The much despised (by me, at least) Vuvuzela is being put to interesting use by a group of researchers at MIT. This article discusses techniques that are being developed to hide metadata that is normally included in email and messaging systems. As we know, metadata can give away a lot of information about the parties involved in the exchange, even if the content of the messages cannot be accessed. This new messaging system creates a lot of noise to bury the metadata, e.g.:
- Messages are stored on server rather than sent directly to their recipients.
- The messages are released only in delayed rounds and not when each user requests them.
- The system generates a large amount of dummy or fake messages (the Vuvuzela effect), which makes it difficult to distinguish the “true” metadata from the “false.”

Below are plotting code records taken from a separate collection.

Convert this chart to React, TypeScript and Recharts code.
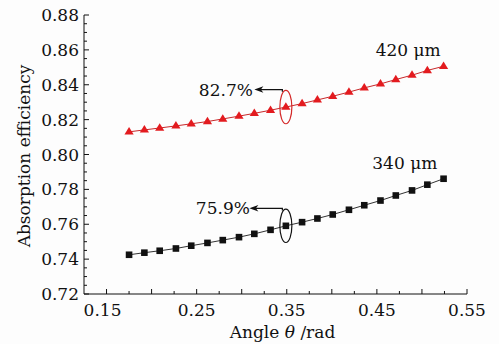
import React from "react";
import { LineChart, Line, XAxis, YAxis, ReferenceDot } from "recharts";

const angles = [0.175, 0.192, 0.209, 0.227, 0.244, 0.262, 0.279, 0.297, 0.314, 0.332, 0.349, 0.367, 0.384, 0.401, 0.419, 0.436, 0.454, 0.471, 0.489, 0.506, 0.524];
const eff420 = [0.8130, 0.8141, 0.8152, 0.8164, 0.8176, 0.8189, 0.8204, 0.8220, 0.8236, 0.8254, 0.8272, 0.8292, 0.8313, 0.8334, 0.8358, 0.8382, 0.8405, 0.8430, 0.8455, 0.8482, 0.8506];
const eff340 = [0.7425, 0.7437, 0.7448, 0.7461, 0.7477, 0.7493, 0.7509, 0.7526, 0.7545, 0.7568, 0.7591, 0.7612, 0.7633, 0.7656, 0.7683, 0.7709, 0.7736, 0.7765, 0.7794, 0.7827, 0.7861];

const xTicks = [0.125, 0.15, 0.175, 0.2, 0.225, 0.25, 0.275, 0.3, 0.325, 0.35, 0.375, 0.4, 0.425, 0.45, 0.475, 0.5, 0.525, 0.55];
const xMajorTicks = [0.15, 0.2, 0.25, 0.3, 0.35, 0.4, 0.45, 0.5, 0.55];
const xLabelTicks = ["0.15", "0.25", "0.35", "0.45", "0.55"];
const yTicks = [0.72, 0.725, 0.73, 0.735, 0.74, 0.745, 0.75, 0.755, 0.76, 0.765, 0.77, 0.775, 0.78, 0.785, 0.79, 0.795, 0.8, 0.805, 0.81, 0.815, 0.82, 0.825, 0.83, 0.835, 0.84, 0.845, 0.85, 0.855, 0.86, 0.865, 0.87, 0.875, 0.88];
const yLabelTicks = ["0.72", "0.74", "0.76", "0.78", "0.80", "0.82", "0.84", "0.86", "0.88"];

const seriesNames = ["420 μm", "340 μm"];
const seriesLabelPos = [{ x: 0.4847, y: 0.8598 }, { x: 0.481, y: 0.7952 }];
const annotAngle = 0.349;
const annotValues = [0.8272, 0.7591];
const annotTexts = ["82.7%", "75.9%"];

const data = angles.map((a, i) => ({ angle: a, e420: eff420[i], e340: eff340[i] }));

const FONT = "'DejaVu Serif', serif";
const RED = "#e31b1f";
const BLACK = "#111";

const XTick = (props: any) => {
  const { x, y, payload } = props;
  const v = payload.value as number;
  const isMajor = xMajorTicks.some((m) => Math.abs(m - v) < 1e-6);
  const lab = xLabelTicks.find((l) => Math.abs(parseFloat(l) - v) < 1e-6);
  if (Math.abs(v - 0.125) < 1e-6) return <g />;
  const shift = lab === "0.15" ? -4 : 0;
  return (
    <g>
      <line x1={x} x2={x} y1={y} y2={y - (isMajor ? 5 : 3)} stroke={BLACK} strokeWidth={1} />
      {lab && (
        <text x={x + shift} y={y + 22} textAnchor="middle" fontFamily={FONT} fontSize={17} fill={BLACK}>
          {lab}
        </text>
      )}
    </g>
  );
};

const YTick = (props: any) => {
  const { x, y, payload } = props;
  const v = payload.value as number;
  const axisX = x + 6;
  const lab = yLabelTicks.find((l) => Math.abs(parseFloat(l) - v) < 1e-6);
  return (
    <g>
      <line x1={axisX} x2={axisX + (lab ? 5 : 3)} y1={y} y2={y} stroke={BLACK} strokeWidth={1} />
      {lab && (
        <text x={axisX - 5} y={y} dy="0.36em" textAnchor="end" fontFamily={FONT} fontSize={17} fill={BLACK}>
          {lab}
        </text>
      )}
    </g>
  );
};

const XTitle = (props: any) => {
  const vb = props.viewBox || { x: 84, y: 294, width: 383, height: 50 };
  const cx = vb.x + vb.width / 2 + 7;
  return (
    <text x={cx} y={vb.y + 44} textAnchor="middle" fontFamily={FONT} fontSize={17} fill={BLACK}>
      Angle <tspan fontStyle="italic">θ</tspan> /rad
    </text>
  );
};

const YTitle = () => {
  const cy = 156;
  const cx = 24;
  return (
    <text x={cx} y={cy} dy="0.36em" textAnchor="middle" transform={`rotate(-90 ${cx} ${cy})`} fontFamily={FONT} fontSize={17} fill={BLACK}>
      Absorption efficiency
    </text>
  );
};

const TriangleDot = (props: any) => {
  const { cx, cy, index } = props;
  if (cx == null || cy == null) return <g key={`t${index}`} />;
  return (
    <polygon
      key={`t${index}`}
      points={`${cx},${cy - 4.8} ${cx - 4.6},${cy + 2.7} ${cx + 4.6},${cy + 2.7}`}
      fill={RED}
      stroke="none"
    />
  );
};

const SquareDot = (props: any) => {
  const { cx, cy, index } = props;
  if (cx == null || cy == null) return <g key={`s${index}`} />;
  return <rect key={`s${index}`} x={cx - 3.3} y={cy - 3.3} width={6.6} height={6.6} fill={BLACK} stroke="none" />;
};

const makeAnnot = (color: string, text: string, arrowLen: number, textDx: number) => (props: any) => {
  const { cx, cy } = props;
  if (cx == null || cy == null) return <g />;
  const rx = 6;
  const ry = 16.7;
  const ay = cy - ry - 0.8;
  const sx = cx - 3.5;
  const ex = sx - arrowLen;
  return (
    <g>
      <ellipse cx={cx} cy={cy} rx={rx} ry={ry} fill="none" stroke={color} strokeWidth={1.2} />
      <path d={`M${sx},${cy - ry + 1.5} L${sx},${ay} L${ex + 6},${ay}`} fill="none" stroke={BLACK} strokeWidth={1.2} />
      <path d={`M${ex},${ay} L${ex + 9},${ay - 3.2} L${ex + 6.5},${ay} L${ex + 9},${ay + 3.2} Z`} fill={BLACK} stroke="none" />
      <text x={cx + textDx} y={ay} dy="0.36em" textAnchor="middle" fontFamily={FONT} fontSize={17} fill={BLACK}>
        {text}
      </text>
    </g>
  );
};

const SeriesLabel = (text: string) => (props: any) => {
  const { cx, cy } = props;
  if (cx == null || cy == null) return <g />;
  return (
    <text x={cx} y={cy} dy="0.36em" textAnchor="middle" fontFamily={FONT} fontSize={17} fill={BLACK}>
      {text}
    </text>
  );
};

export default function App() {
  return (
    <div style={{ position: "absolute", left: 0, top: 0, width: 499, height: 344, background: "#fdfdfd" }}>
      <LineChart width={499} height={344} data={data} margin={{ top: 15, right: 32, bottom: 0, left: 0 }}>
        <XAxis
          dataKey="angle"
          type="number"
          domain={[0.125, 0.55]}
          ticks={xTicks}
          interval={0}
          tickSize={0}
          tickMargin={0}
          tick={<XTick />}
          height={50}
          axisLine={{ stroke: BLACK, strokeWidth: 1 }}
          tickLine={false}
          allowDataOverflow
          label={<XTitle />}
        />
        <YAxis
          type="number"
          domain={[0.72, 0.88]}
          ticks={yTicks}
          interval={0}
          tickSize={0}
          tickMargin={6}
          tick={<YTick />}
          width={84}
          axisLine={{ stroke: BLACK, strokeWidth: 1 }}
          tickLine={false}
          allowDataOverflow
          label={<YTitle />}
        />
        <Line dataKey="e420" stroke="#c8282a" strokeWidth={1} dot={TriangleDot} isAnimationActive={false} />
        <Line dataKey="e340" stroke="#333" strokeWidth={1} dot={SquareDot} isAnimationActive={false} />
        <ReferenceDot x={annotAngle} y={annotValues[0]} r={0} shape={makeAnnot("#d42a2a", annotTexts[0], 28, -60)} />
        <ReferenceDot x={annotAngle} y={annotValues[1]} r={0} shape={makeAnnot(BLACK, annotTexts[1], 33, -63)} />
        <ReferenceDot x={seriesLabelPos[0].x} y={seriesLabelPos[0].y} r={0} shape={SeriesLabel(seriesNames[0])} />
        <ReferenceDot x={seriesLabelPos[1].x} y={seriesLabelPos[1].y} r={0} shape={SeriesLabel(seriesNames[1])} />
      </LineChart>
    </div>
  );
}
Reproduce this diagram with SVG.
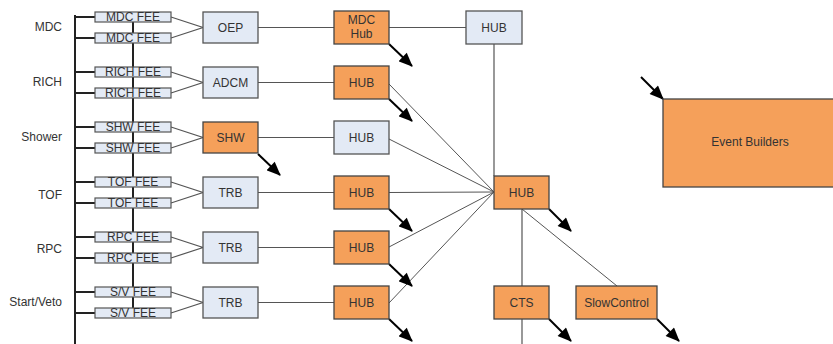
<svg xmlns="http://www.w3.org/2000/svg" width="833" height="344" viewBox="0 0 833 344">
<style>
text{font-family:"Liberation Sans",Arial,sans-serif;fill:#333;}
.lbl{font-size:12px;text-anchor:end;}
.bt{font-size:12px;text-anchor:middle;}
.ft{font-size:12px;text-anchor:middle;}
.lb{fill:#E3EAF5;stroke:#555;stroke-width:1.3;}
.or{fill:#F5A05A;stroke:#444;stroke-width:1.3;}
.fee{fill:#E3EAF5;stroke:#555;stroke-width:1.2;}
.c{stroke:#555;stroke-width:1.2;fill:none;}
.t{stroke:#555;stroke-width:1;fill:none;}
.bus{stroke:#222;stroke-width:2;fill:none;}
.ar{stroke:#000;stroke-width:2;fill:none;marker-end:url(#ah);}
</style>
<defs>
<marker id="ah" viewBox="0 0 14 12" refX="13" refY="6" markerWidth="15" markerHeight="12" orient="auto" markerUnits="userSpaceOnUse">
<path d="M0,0 L14,6 L0,12 z" fill="#000"/>
</marker>
</defs>
<g id="connectors">
<line class="bus" x1="75" y1="15" x2="75" y2="344"/>
<line class="bus" x1="133" y1="22" x2="133" y2="308"/>
<path class="bus" d="M75,17 H95 M75,38 H95 M75,72 H95 M75,93 H95 M75,127 H95 M75,148 H95 M75,182 H95 M75,203 H95 M75,237 H95 M75,258 H95 M75,292 H95 M75,313 H95"/>
<path class="c" d="M171,17 L203,27.5 L171,38 M171,72 L203,82.5 L171,93 M171,127 L203,137.5 L171,148 M171,182 L203,192.5 L171,203 M171,237 L203,247.5 L171,258 M171,292 L203,302.5 L171,313"/>
<path class="c" d="M258,27.5 H334 M258,82.5 H334 M258,137.5 H334 M258,192.5 H334 M258,247.5 H334 M258,302.5 H334"/>
<path class="c" d="M389,27.5 H466 M494,44 V176"/>
<path class="t" d="M389,84 L494,192 M389,139 L494,192 M389,192.5 L494,192 M389,247 L494,192 M389,303 L494,192"/>
<path class="c" d="M522,209 V286 M522,319 V344"/>
<path class="t" d="M522,209 L617,286"/>
<line class="ar" x1="389" y1="44" x2="412" y2="66"/>
<line class="ar" x1="389" y1="99" x2="412" y2="121"/>
<line class="ar" x1="258" y1="154" x2="280" y2="175"/>
<line class="ar" x1="389" y1="209" x2="412" y2="231"/>
<line class="ar" x1="389" y1="264" x2="412" y2="286"/>
<line class="ar" x1="389" y1="319" x2="412" y2="341"/>
<line class="ar" x1="549" y1="209" x2="571" y2="231"/>
<line class="ar" x1="549" y1="319" x2="571" y2="341"/>
<line class="ar" x1="657" y1="319" x2="679" y2="341"/>
<line class="ar" x1="641" y1="77" x2="663" y2="99"/>
</g>
<g id="labels">
<text class="lbl" x="62" y="31">MDC</text>
<text class="lbl" x="62" y="86">RICH</text>
<text class="lbl" x="62" y="141">Shower</text>
<text class="lbl" x="62" y="199">TOF</text>
<text class="lbl" x="62" y="253">RPC</text>
<text class="lbl" x="62" y="306">Start/Veto</text>
</g>
<g id="mdc-fee-1"><rect class="fee" x="95" y="12" width="76" height="10"/><text class="ft" x="133" y="21.3">MDC FEE</text></g>
<g id="mdc-fee-2"><rect class="fee" x="95" y="33" width="76" height="10"/><text class="ft" x="133" y="42.3">MDC FEE</text></g>
<g id="rich-fee-1"><rect class="fee" x="95" y="67" width="76" height="10"/><text class="ft" x="133" y="76.3">RICH FEE</text></g>
<g id="rich-fee-2"><rect class="fee" x="95" y="88" width="76" height="10"/><text class="ft" x="133" y="97.3">RICH FEE</text></g>
<g id="shw-fee-1"><rect class="fee" x="95" y="122" width="76" height="10"/><text class="ft" x="133" y="131.3">SHW FEE</text></g>
<g id="shw-fee-2"><rect class="fee" x="95" y="143" width="76" height="10"/><text class="ft" x="133" y="152.3">SHW FEE</text></g>
<g id="tof-fee-1"><rect class="fee" x="95" y="177" width="76" height="10"/><text class="ft" x="133" y="186.3">TOF FEE</text></g>
<g id="tof-fee-2"><rect class="fee" x="95" y="198" width="76" height="10"/><text class="ft" x="133" y="207.3">TOF FEE</text></g>
<g id="rpc-fee-1"><rect class="fee" x="95" y="232" width="76" height="10"/><text class="ft" x="133" y="241.3">RPC FEE</text></g>
<g id="rpc-fee-2"><rect class="fee" x="95" y="253" width="76" height="10"/><text class="ft" x="133" y="262.3">RPC FEE</text></g>
<g id="sv-fee-1"><rect class="fee" x="95" y="287" width="76" height="10"/><text class="ft" x="133" y="296.3">S/V FEE</text></g>
<g id="sv-fee-2"><rect class="fee" x="95" y="308" width="76" height="10"/><text class="ft" x="133" y="317.3">S/V FEE</text></g>
<g id="oep"><rect class="lb" x="203" y="12" width="55" height="31"/><text class="bt" x="230.5" y="32">OEP</text></g>
<g id="adcm"><rect class="lb" x="203" y="67" width="55" height="31"/><text class="bt" x="230.5" y="87">ADCM</text></g>
<g id="shw"><rect class="or" x="203" y="122" width="55" height="31"/><text class="bt" x="230.5" y="142">SHW</text></g>
<g id="trb-tof"><rect class="lb" x="203" y="177" width="55" height="31"/><text class="bt" x="230.5" y="197">TRB</text></g>
<g id="trb-rpc"><rect class="lb" x="203" y="232" width="55" height="31"/><text class="bt" x="230.5" y="252">TRB</text></g>
<g id="trb-sv"><rect class="lb" x="203" y="287" width="55" height="31"/><text class="bt" x="230.5" y="307">TRB</text></g>
<g id="mdc-hub"><rect class="or" x="334" y="11" width="55" height="33"/><text class="bt" x="361.5" y="24">MDC</text><text class="bt" x="361.5" y="38">Hub</text></g>
<g id="hub-rich"><rect class="or" x="334" y="66" width="55" height="33"/><text class="bt" x="361.5" y="86.5">HUB</text></g>
<g id="hub-shw"><rect class="lb" x="334" y="121" width="55" height="33"/><text class="bt" x="361.5" y="141.5">HUB</text></g>
<g id="hub-tof"><rect class="or" x="334" y="176" width="55" height="33"/><text class="bt" x="361.5" y="196.5">HUB</text></g>
<g id="hub-rpc"><rect class="or" x="334" y="231" width="55" height="33"/><text class="bt" x="361.5" y="251.5">HUB</text></g>
<g id="hub-sv"><rect class="or" x="334" y="286" width="55" height="33"/><text class="bt" x="361.5" y="306.5">HUB</text></g>
<g id="hub-top"><rect class="lb" x="466" y="11" width="56" height="33"/><text class="bt" x="494" y="31.5">HUB</text></g>
<g id="hub-central"><rect class="or" x="494" y="176" width="55" height="33"/><text class="bt" x="521.5" y="196.5">HUB</text></g>
<g id="cts"><rect class="or" x="494" y="286" width="55" height="33"/><text class="bt" x="521.5" y="306.5">CTS</text></g>
<g id="slowcontrol"><rect class="or" x="576" y="286" width="81" height="33"/><text class="bt" x="616.5" y="306.5">SlowControl</text></g>
<g id="event-builders"><rect class="or" x="663" y="99" width="175" height="88"/><text class="bt" x="750" y="146">Event Builders</text></g>
</svg>
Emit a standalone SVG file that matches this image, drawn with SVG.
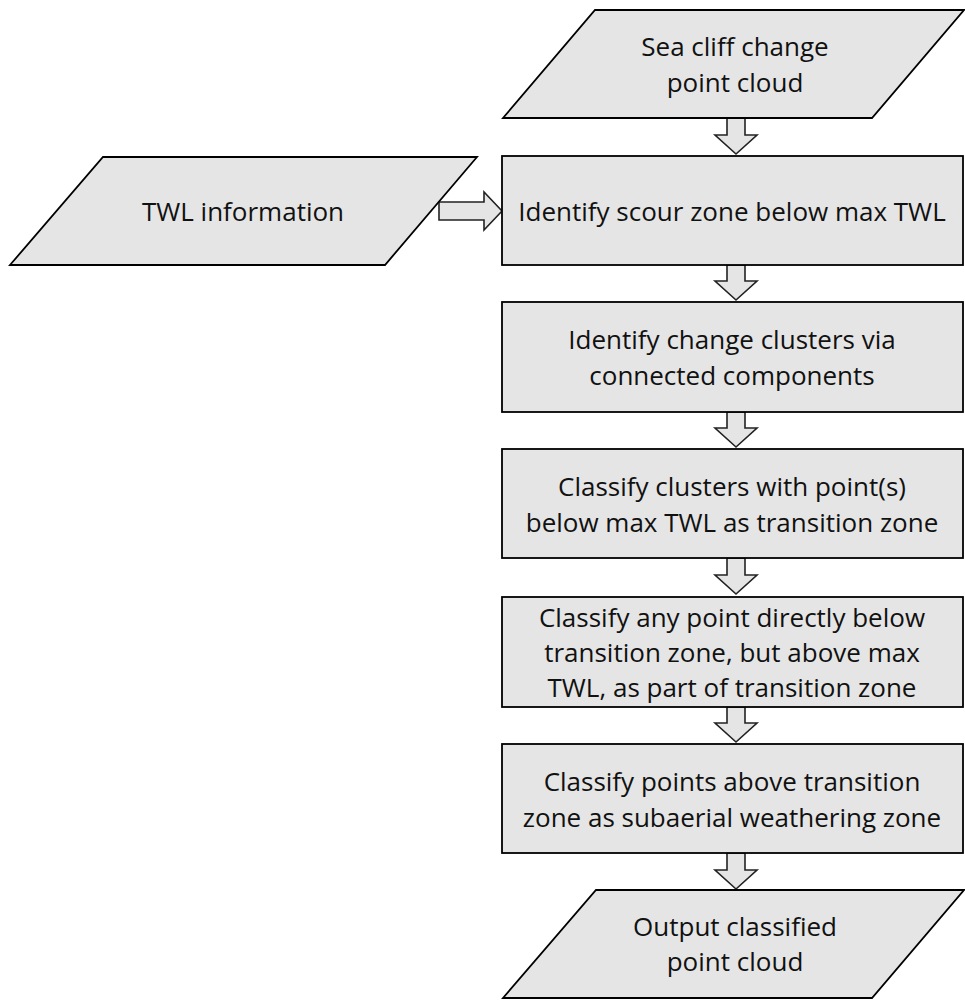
<svg xmlns="http://www.w3.org/2000/svg" width="965" height="1000" viewBox="0 0 965 1000">
<style>
.shape{fill:#e5e5e5;stroke:#000;stroke-width:1.8}
.arrow{fill:#e5e5e5;stroke:#222;stroke-width:1.6;stroke-linejoin:miter}
text{font-family:"Open Sans","Liberation Sans",sans-serif;font-size:26px;fill:#111;text-anchor:middle}
</style>
<rect width="965" height="1000" fill="#fff"/>
<g id="connectors">
<polygon class="arrow" points="727,118 745,118 745,135 757,135 736,154 715,135 727,135"/>
<polygon class="arrow" points="727,265 745,265 745,281 757,281 736,300 715,281 727,281"/>
<polygon class="arrow" points="727,412 745,412 745,428 757,428 736,447 715,428 727,428"/>
<polygon class="arrow" points="727,558 745,558 745,575 757,575 736,594 715,575 727,575"/>
<polygon class="arrow" points="727,707 745,707 745,723 757,723 736,742 715,723 727,723"/>
<polygon class="arrow" points="727,853 745,853 745,870 757,870 736,889 715,870 727,870"/>
<polygon class="arrow" points="439,202 484,202 484,192 502,211 484,230 484,220 439,220"/>
</g>
<g id="input-cloud">
<polygon class="shape" points="595,10 964,10 872,118 503,118"/>
<text x="735" y="56">Sea cliff change</text>
<text x="735" y="92">point cloud</text>
</g>
<g id="twl-info">
<polygon class="shape" points="103,157 477,157 385,265 10,265"/>
<text x="243" y="221">TWL information</text>
</g>
<g id="scour-zone">
<rect class="shape" x="502" y="156" width="461" height="109"/>
<text x="732" y="221">Identify scour zone below max TWL</text>
</g>
<g id="change-clusters">
<rect class="shape" x="502" y="302" width="461" height="110"/>
<text x="732" y="349">Identify change clusters via</text>
<text x="732" y="385">connected components</text>
</g>
<g id="transition-zone">
<rect class="shape" x="502" y="449" width="461" height="109"/>
<text x="732" y="496">Classify clusters with point(s)</text>
<text x="732" y="532">below max TWL as transition zone</text>
</g>
<g id="below-transition">
<rect class="shape" x="502" y="597" width="461" height="110"/>
<text x="732" y="627">Classify any point directly below</text>
<text x="732" y="662">transition zone, but above max</text>
<text x="732" y="697">TWL, as part of transition zone</text>
</g>
<g id="subaerial-zone">
<rect class="shape" x="502" y="744" width="461" height="109"/>
<text x="732" y="791">Classify points above transition</text>
<text x="732" y="827">zone as subaerial weathering zone</text>
</g>
<g id="output-cloud">
<polygon class="shape" points="596,890 964,890 872,998 503,998"/>
<text x="735" y="936">Output classified</text>
<text x="735" y="971">point cloud</text>
</g>
</svg>
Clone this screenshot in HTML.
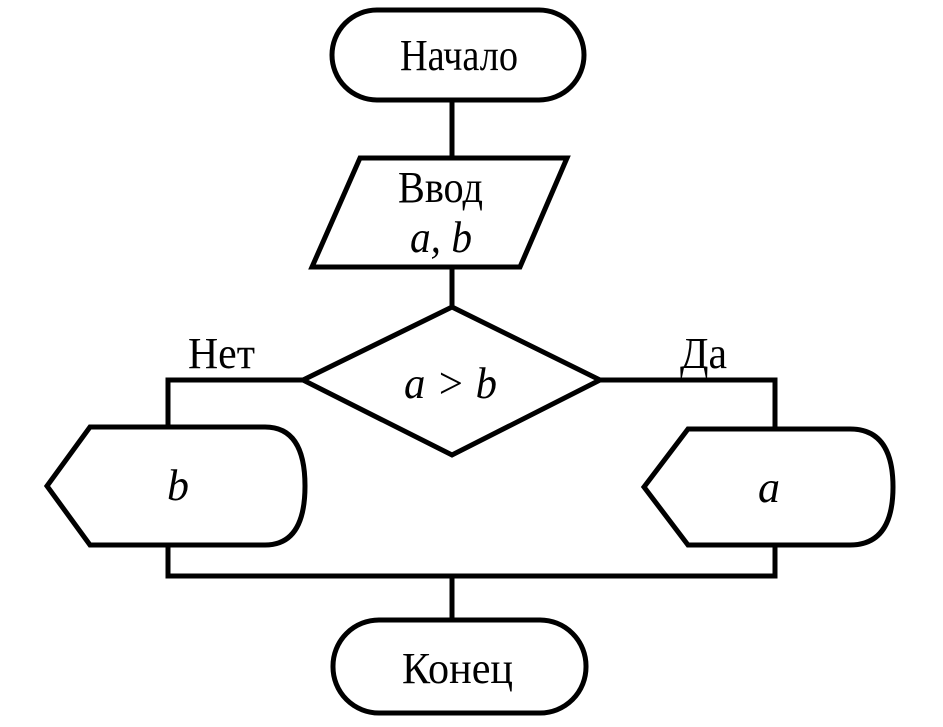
<!DOCTYPE html>
<html><head><meta charset="utf-8"><style>html,body{margin:0;padding:0;background:#fff}svg{display:block}</style></head>
<body>
<svg width="943" height="727" viewBox="0 0 943 727" xmlns="http://www.w3.org/2000/svg">
<g fill="none" stroke="#000" stroke-width="5" stroke-linejoin="miter">
<rect x="332" y="10" width="252" height="90" rx="45"/>
<line x1="452" y1="100" x2="452" y2="158"/>
<polygon points="360,158 567,158 520,267 312,267"/>
<line x1="452" y1="267" x2="452" y2="307"/>
<polygon points="452,307 600,380 452,455 303,380"/>
<polyline points="303,380 168,380 168,427"/>
<polyline points="600,380 775,380 775,429"/>
<path d="M90,427 L265,427 Q305,427 305,486 Q305,545 265,545 L90,545 L47,486 Z"/>
<path d="M688,429 L850,429 Q893,429 893,487 Q893,545 850,545 L688,545 L644,487 Z"/>
<polyline points="168,545 168,576 775,576 775,545"/>
<line x1="452" y1="576" x2="452" y2="620"/>
<rect x="333" y="620" width="253" height="93" rx="46"/>
</g>
<g font-family="Liberation Serif, serif" font-size="44" fill="#000" lengthAdjust="spacingAndGlyphs">
<text x="400" y="70" textLength="118" lengthAdjust="spacingAndGlyphs">Начало</text>
<text x="398" y="202" textLength="85" lengthAdjust="spacingAndGlyphs">Ввод</text>
<text x="410" y="252" textLength="62" lengthAdjust="spacingAndGlyphs" font-style="italic">a, b</text>
<text x="404" y="398" textLength="93" lengthAdjust="spacingAndGlyphs" font-style="italic">a &gt; b</text>
<text x="188" y="368" textLength="67" lengthAdjust="spacingAndGlyphs">Нет</text>
<text x="680" y="368" textLength="47" lengthAdjust="spacingAndGlyphs">Да</text>
<text x="167" y="500" font-style="italic">b</text>
<text x="758" y="502" font-style="italic">a</text>
<text x="402" y="683" textLength="111" lengthAdjust="spacingAndGlyphs">Конец</text>
</g>
</svg>
</body></html>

With all these mechanisms working, the researcher behind the project say that the only variables Vuvuzela reveals are “the total number of users engaged in a conversation, and the total number of users not engaged in one.” And even then, it doesn’t reveal which group the user is part of. All of this is intended to obscure the metadata only, but the servers themselves also encrypt the message content the same as any other encrypted chat system.
This system can cause some annoyances in the form of delays, and it’s not clear how the false messages would be managed. The software is in its infancy, but it’s an intriguing idea, and raises the question (not new, of course), about the balance between the desire for privacy, and the willingness to take the steps necessary to guard that privacy.